Being pope in the eighth and ninth centuries was no picnic. His Holiness was often at the mercy of grasping Roman aristocrats or murderous mobs, such as the rabble who in 799 tried to blind Leo II and tear out his tongue. The Lombard’s loomed as a constant threat from the north. And as far as the Byzantine emperor and the Frankish king were concerned, the Vicar of Christ was just another bishop of a vassal state to be controlled and manipulated. These were Dark Ages indeed.
Out of this chaotic era emerged a remarkable forged document, known as the Donation of Constantine, designed to prop up the papacy and bestow upon it unprecedented power and supremacy. It was supposedly written in the fourth century by the first Christian Roman emperor, Constantine the Great, as a solemn legal bequest to Pope Sylvester I and his successors. The Donation was divided into two parts. In the first part, entitled “Confessio,” Constantine, or rather the guy impersonating him on paper, recounted how he was instructed in the Christian faith by Pope Sylvester, and how he was miraculously cured of leprosy at his baptism (a legend widely believed when the forgery was produced sometime between 750 and 850). The “emperor” also made a full profession of faith in the “Confessio.”
The second part of the forgery, called “Donatio,” Constantine supposedly made the pope all-powerful, setting him above all other bishops and churches throughout the world and giving Sylvester “all the perogatives of our supreme imperial position and the glory of our authority.” That included the right to wear the imperial crown, “which we have transferred from our own head.” The pope turned down that particular honor, according to the Donation, but he did allow the emperor to hold the bridle of his horse and perform “the office of groom for him.” Finally, “to correspond to our own empire and so that the supreme pontifical authority may not be dishonored” by a temporal ruler in Rome. “Constantine” supposedly gave the pope and his successors not only that city, “but all the provinces, districts, and cities of Italy and the Western regions.” (In 330, Constantine had moved the imperial capital east from Rome to the city that bore his name, Constantinople, now Istanbul, thus giving the Donation a touch of historic credibility.)
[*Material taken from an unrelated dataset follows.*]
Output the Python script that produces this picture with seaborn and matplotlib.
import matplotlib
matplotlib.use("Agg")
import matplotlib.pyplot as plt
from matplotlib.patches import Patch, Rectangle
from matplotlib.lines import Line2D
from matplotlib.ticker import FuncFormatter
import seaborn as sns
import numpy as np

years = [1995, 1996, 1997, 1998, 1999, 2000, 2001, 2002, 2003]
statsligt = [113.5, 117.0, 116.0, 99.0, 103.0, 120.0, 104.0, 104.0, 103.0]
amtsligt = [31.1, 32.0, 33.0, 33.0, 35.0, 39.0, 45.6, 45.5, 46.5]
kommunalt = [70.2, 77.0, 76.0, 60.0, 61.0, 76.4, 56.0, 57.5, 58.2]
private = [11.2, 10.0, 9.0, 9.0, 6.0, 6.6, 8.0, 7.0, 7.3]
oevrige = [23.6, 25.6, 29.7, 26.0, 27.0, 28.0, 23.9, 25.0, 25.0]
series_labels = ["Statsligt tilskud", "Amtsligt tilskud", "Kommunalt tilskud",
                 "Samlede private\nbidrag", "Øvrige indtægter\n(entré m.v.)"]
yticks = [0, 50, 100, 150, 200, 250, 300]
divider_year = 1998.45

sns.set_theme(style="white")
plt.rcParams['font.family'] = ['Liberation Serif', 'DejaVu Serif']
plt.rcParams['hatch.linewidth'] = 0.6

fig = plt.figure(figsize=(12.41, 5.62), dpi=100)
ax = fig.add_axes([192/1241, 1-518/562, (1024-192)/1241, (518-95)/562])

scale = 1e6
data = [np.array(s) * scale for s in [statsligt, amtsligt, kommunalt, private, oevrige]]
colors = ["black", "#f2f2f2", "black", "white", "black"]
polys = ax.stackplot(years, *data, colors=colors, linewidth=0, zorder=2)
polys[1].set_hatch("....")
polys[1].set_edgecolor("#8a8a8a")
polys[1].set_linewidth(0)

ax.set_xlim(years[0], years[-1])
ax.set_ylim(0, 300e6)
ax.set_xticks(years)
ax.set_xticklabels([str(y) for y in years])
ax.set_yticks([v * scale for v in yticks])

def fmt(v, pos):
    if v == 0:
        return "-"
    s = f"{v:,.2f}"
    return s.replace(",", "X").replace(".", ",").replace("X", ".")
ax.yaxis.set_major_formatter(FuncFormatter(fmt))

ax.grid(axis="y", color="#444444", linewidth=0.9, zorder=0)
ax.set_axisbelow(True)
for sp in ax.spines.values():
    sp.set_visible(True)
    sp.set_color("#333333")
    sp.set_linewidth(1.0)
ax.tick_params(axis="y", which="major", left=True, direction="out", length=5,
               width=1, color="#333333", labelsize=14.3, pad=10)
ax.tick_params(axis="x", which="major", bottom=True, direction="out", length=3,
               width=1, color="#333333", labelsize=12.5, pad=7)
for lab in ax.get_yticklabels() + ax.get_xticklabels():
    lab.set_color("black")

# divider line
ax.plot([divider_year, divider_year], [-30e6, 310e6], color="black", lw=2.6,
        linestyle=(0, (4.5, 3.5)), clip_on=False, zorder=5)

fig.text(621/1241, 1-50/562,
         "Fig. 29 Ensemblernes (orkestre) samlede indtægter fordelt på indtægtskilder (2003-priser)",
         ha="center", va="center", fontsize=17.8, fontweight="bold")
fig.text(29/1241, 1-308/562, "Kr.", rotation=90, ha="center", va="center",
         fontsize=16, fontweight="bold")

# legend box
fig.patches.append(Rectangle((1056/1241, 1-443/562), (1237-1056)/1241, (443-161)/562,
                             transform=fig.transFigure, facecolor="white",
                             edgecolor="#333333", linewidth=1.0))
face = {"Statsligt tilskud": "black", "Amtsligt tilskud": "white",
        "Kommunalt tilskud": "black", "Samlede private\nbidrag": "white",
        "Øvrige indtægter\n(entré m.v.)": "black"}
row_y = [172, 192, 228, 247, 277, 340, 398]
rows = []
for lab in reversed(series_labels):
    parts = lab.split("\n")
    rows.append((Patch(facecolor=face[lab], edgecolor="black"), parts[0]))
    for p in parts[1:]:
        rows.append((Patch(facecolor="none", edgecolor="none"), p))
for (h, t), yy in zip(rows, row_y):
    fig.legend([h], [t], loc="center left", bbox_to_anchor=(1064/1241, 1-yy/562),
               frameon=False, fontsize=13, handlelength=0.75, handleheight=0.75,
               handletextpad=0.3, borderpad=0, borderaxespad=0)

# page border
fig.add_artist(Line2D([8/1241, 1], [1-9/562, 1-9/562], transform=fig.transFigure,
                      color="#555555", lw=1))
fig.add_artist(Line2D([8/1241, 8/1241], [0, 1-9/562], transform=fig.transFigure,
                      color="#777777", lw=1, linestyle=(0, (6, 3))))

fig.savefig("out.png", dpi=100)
Historians are uncertain who authored the fake document. Because of its obvious benefits to the papacy, many believe it originated in Rome. Others, however, think the Donation may have been produced by the Franks – an attempt to buttress the papacy, then under protection of King Pepin and his successor Charlemagne, against the Byzantine emperor in Constantinople and his claims to the papal states. Whatever the case, Constantine’s “donation” was for centuries believed to be genuine. And though the popes did not enjoy any immediate benefits from the forgery – they were still murdered, maimed, and deposed with alarming regularity – it did serve as part of the foundation upon which later medieval popes reigned with imperial power and grandeur.
The fraud was finally exposed in 1440 by Lorenzo Valla in his Discourse on the Forgery of the Alleged Donation of Constantine. Valla showed with devastating precision just how preposterous the Donation really was, citing its historical anachronisms and other glaring errors. Valla also noted that the temporal claims derived from the document had made the popes not leaders of the faithful, but oppressors of Christians – “so far from giving food and bread to eh household of God . . . they devoured us as food . . . the Pope himself makes ware on peaceable people, and sows discord among states and princes.”
Valla’s lesson was apparently lost on Pope Clement VII, who less than a century later had Raphael decorate his staterooms with frescos glorifying the Donation of Constantine and the supremacy of Rome. During the same reign, the city was sacked by Emperor Charles V. And no wards put in a dead emperor’s mouth could save it.